Consider a thin, infinite plane sheet of charge having uniform surface charge density $\sigma $ .
We wish to find the electric field at a point P at distance r from this sheet.

By symmetry, electric field E must point outwards normal to the uniform plane sheet. Also, it must have the same magnitude and opposite direction at two points P and P’ equidistant from the sheet and on opposite sides.

We choose a cylindrical Gaussian surface of cross-sectional area A and length 2r with its axis perpendicular to the sheet. Because the lines of force are parallel to the curved surface of the cylinder, thus the flux through the curved surface is equal to zero. The flux through the plane-end faces of the cylinder is given by:
$\eqalign{
  & {\phi _E} = EA + EA \cr
  & {\phi _E} = 2EA \cr} $

Charge enclosed by three Gaussian surface,
$q = \sigma A$
According to Gauss’s theorem,
$\eqalign{
  & {\phi _E} = \dfrac{q}{{{\varepsilon _ \circ }}} \cr
  & \Rightarrow 2EA = \dfrac{{\sigma A}}{{{\varepsilon _ \circ }}} \cr
  & \therefore E = \dfrac{\sigma }{{2{\varepsilon _ \circ }}} \cr} $
Clearly, E is independent of r, the distance from the plane sheet.
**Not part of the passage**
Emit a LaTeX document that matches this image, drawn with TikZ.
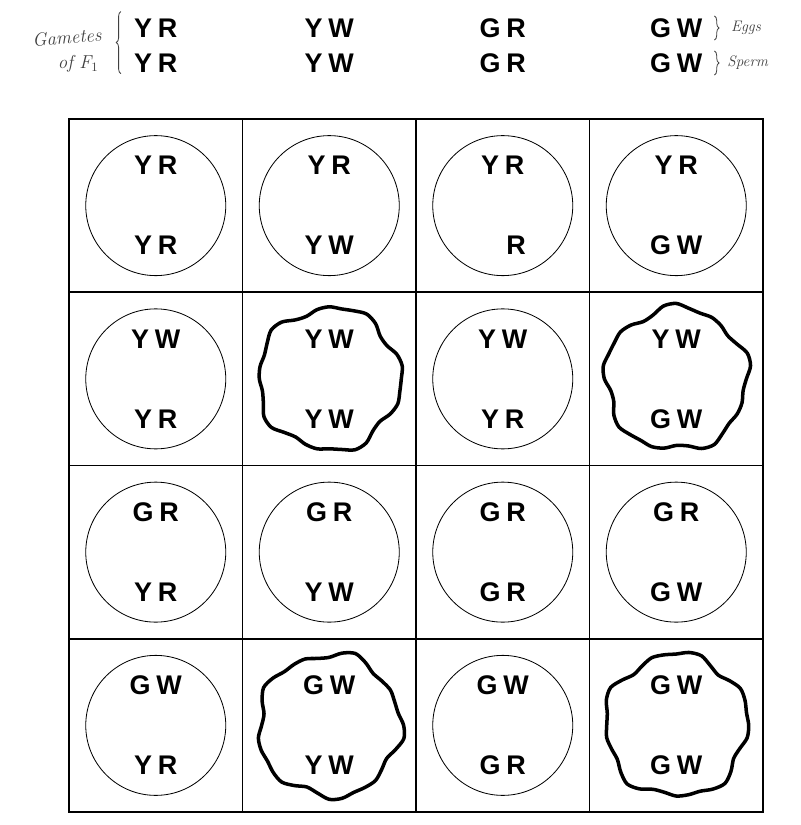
\documentclass[tikz,border=0pt]{standalone}
\usepackage{fontspec}
\setsansfont{Liberation Sans}
\usetikzlibrary{positioning, decorations.pathreplacing}
\newcommand{\gsp}{\hspace{0.22em}}

\begin{document}
\begin{tikzpicture}[x=0.03cm, y=-0.03cm]
    \tikzset{
        gamete/.style={font=\fontsize{23}{26}\selectfont\sffamily\bfseries, inner sep=0pt},
        hand/.style={font=\fontsize{16}{18}\selectfont\itshape, text=black!75, inner sep=0pt},
        handsmall/.style={hand, font=\fontsize{13}{15}\selectfont\itshape},
        gridline/.style={line width=1.3pt},
        ring/.style={circle, minimum size=4.2cm, inner sep=0pt},
        thinring/.style={line width=0.7pt},
        wobbly/.style={line width=3pt, line join=round},
        bracket/.style={decorate, decoration={brace, amplitude=4pt}, line width=0.7pt, black!75}
    }
    \useasboundingbox (0,0) rectangle (800,825);
    % gametes of the F1 along the top
    \foreach \ga/\gb [count=\c] in {Y/R,Y/W,G/R,G/W}{
        \node[gamete] (egghead\c) at ({69+173.5*(\c-0.5)},28) {\ga\gsp\gb};
        \node[gamete] (spermhead\c) at ({69+173.5*(\c-0.5)},63) {\ga\gsp\gb};
    }
    \draw[bracket] ([xshift=-11pt, yshift=-1pt]spermhead1.south west) -- ([xshift=-11pt, yshift=6pt]egghead1.north west);
    \node[hand, rotate=4, left=28pt of egghead1, yshift=-6pt] (gametesword) {Gametes};
    \node[hand, left=30pt of spermhead1, yshift=-1pt] (ofword) {of F$_1$};
    \draw[bracket] ([xshift=10pt, yshift=2pt]egghead4.north east) -- ([xshift=10pt, yshift=-2pt]egghead4.south east);
    \draw[bracket] ([xshift=10pt, yshift=2pt]spermhead4.north east) -- ([xshift=10pt, yshift=-2pt]spermhead4.south east);
    \node[handsmall, right=24pt of egghead4] (eggword) {Eggs};
    \node[handsmall, right=21pt of spermhead4] (spermword) {Sperm};
    % the checkerboard
    \draw[gridline] (69,119) rectangle (763,812);
    \foreach \k in {1,2,3}{
        \draw[gridline] ({69+173.5*\k},119) -- ({69+173.5*\k},812);
        \draw[gridline] (69,{119+173.25*\k}) -- (763,{119+173.25*\k});
    }
    \foreach \ea/\eb [count=\r] in {Y/R,Y/W,G/R,G/W}{
        \foreach \sa/\sb [count=\c] in {Y/R,Y/W,G/R,G/W}{
            \node[ring] (cell\r\c) at ({69+173.5*(\c-0.5)},{119+173.25*(\r-0.5)}) {};
            \ifnum\r\c=13 \def\sa{\phantom{G}}\fi
            \ifnum\r\c=23 \def\sa{Y}\fi
            \node[gamete] (egg\r\c) at ([yshift=1.2cm]cell\r\c) {\ea\gsp\eb};
            \node[gamete] (sperm\r\c) at ([yshift=-1.2cm]cell\r\c) {\sa\gsp\sb};
            \ifodd\r
                \draw[thinring] (cell\r\c) circle[radius=2.1cm];
            \else\ifodd\c
                \draw[thinring] (cell\r\c) circle[radius=2.1cm];
            \else
                \draw[wobbly, shift={(cell\r\c)}] plot[smooth cycle, domain=0:350, samples=36, variable=\t]
                    ({(71+3*sin(5*\t+40*\c)+2.5*cos(9*\t+70*\r))*cos(\t)},
                     {(71+3*sin(5*\t+40*\c)+2.5*cos(9*\t+70*\r))*sin(\t)});
            \fi\fi
        }
    }
\end{tikzpicture}
\end{document}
(i) If the sheet is positively charged i.e., $\sigma > 0$the field is directed away from it.
(ii) If the sheet is negatively charged i.e., $\sigma < 0$the field is directed towards it.

Note: The electric field appearing in the Gauss’s theorem is due to all the charges, both inside and outside the closed surface. However, the charge q appearing in the theorem is only contained within the closed surface. Gauss’s law is based on the inverse square dependence on the distance contained in Coulomb's law.